Treatment: Use pesticides such as pyrethrum or Ivermectin, a systemic treatment for pests. Flea spray or powder convenient and an effective way to treat for lice or mites. Part feathers and apply powder to birds, avoiding the eyes. Repeat every 3-4 days if infestation is not cleared. While treating birds, to help prevent reinfestation, a little powder may be dusted on immediate surroundings where mites breed: under nesting material, cracks and crevices.
Symptoms: Lack of coordination, loss of weight.
Cause: Lead shot from cartridges of air gun pellet. Lead-based paint ingestion.
Treatment: Make sure the source of lead cannot be accessed. Provide grit for the birds so that they do not pick up bits of lead for the gizzard.
Symptoms: Loss of appetite, increased thirst, watery then green droppings. Loss of coordination.
Cause: Bacteria in the environment.
Treatment: Prompt treatment with antibiotic may save larger birds. Eliminate carriers, such as rats.
Symptoms: Males - the penis is dropped externally from the body. Females - the lower part of the oviduct protrudes.

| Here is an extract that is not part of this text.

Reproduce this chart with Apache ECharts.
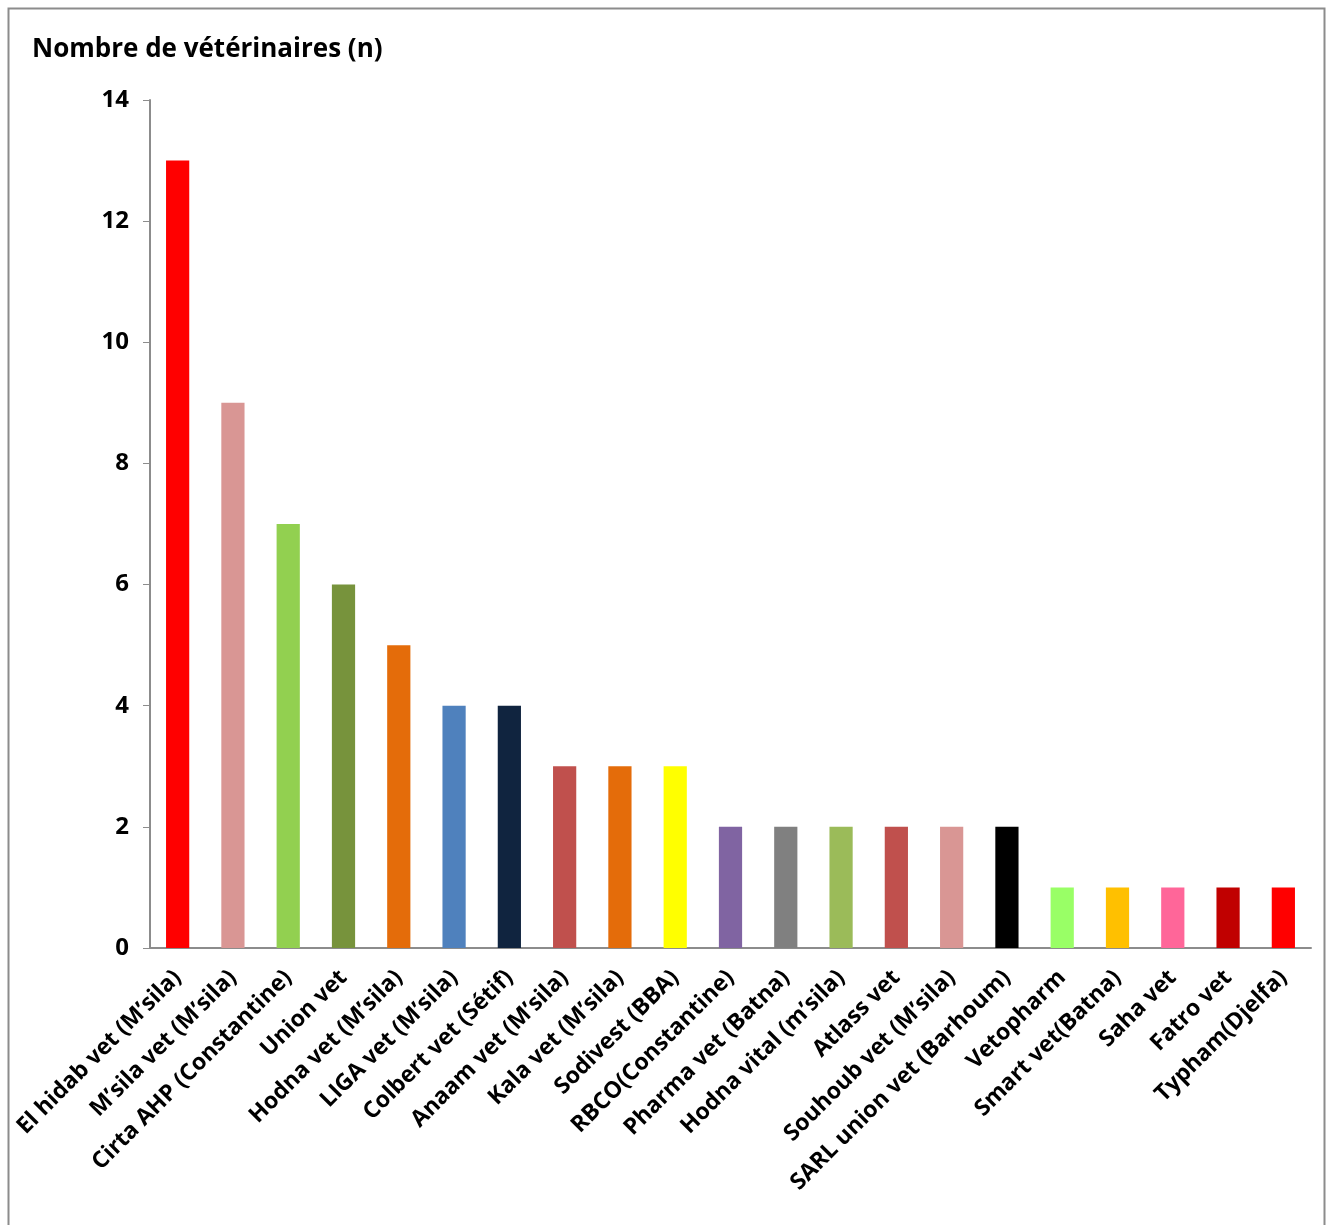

Cause: This condition is most common in overweight older hens and in early laying birds with low bodyweight. Poor muscle tone is another cause.
Treatment: Seek advise from a qualified avian veterinarian.
Symptoms: The birds sits hunched up, and bobs its tail up and down to assist in breathing.
Cause: Bacterial infection, especially in spells of intensely wet weather. Symptoms of Aspergillosis are similar, but will not respond to antibiotic treatment.
Treatment: A long course of antibiotic such as Tylan 200, in the case of a bacterial infection. Consult your vet, infection is difficult to resolve.
Symptoms: Weeping nostrils and puffed up cheeks.
Cause: Bacteria in the environment infect the sinuses.
Treatment: Appropriate antibiotic injection such as Baytril or Tylan 200. Treatment should be immediate to be effective. Daily antibiotic flushing of the sinuses by a veterinary surgeon is required until the swelling resolves. If treatment is delayed and the cheeks harden, there is no known cure.
Slipped Wing / Angel Wing
Symptoms: The primary feathers of the wings in young birds turn outwards. They may also just drop.
Cause: The ducklings are fed a diet too high in protein and grow too fast. The blood in the quills is too heavy for the wings to support.
Treatment: Feed growing birds a lower protein diet while they develop the primary feathers.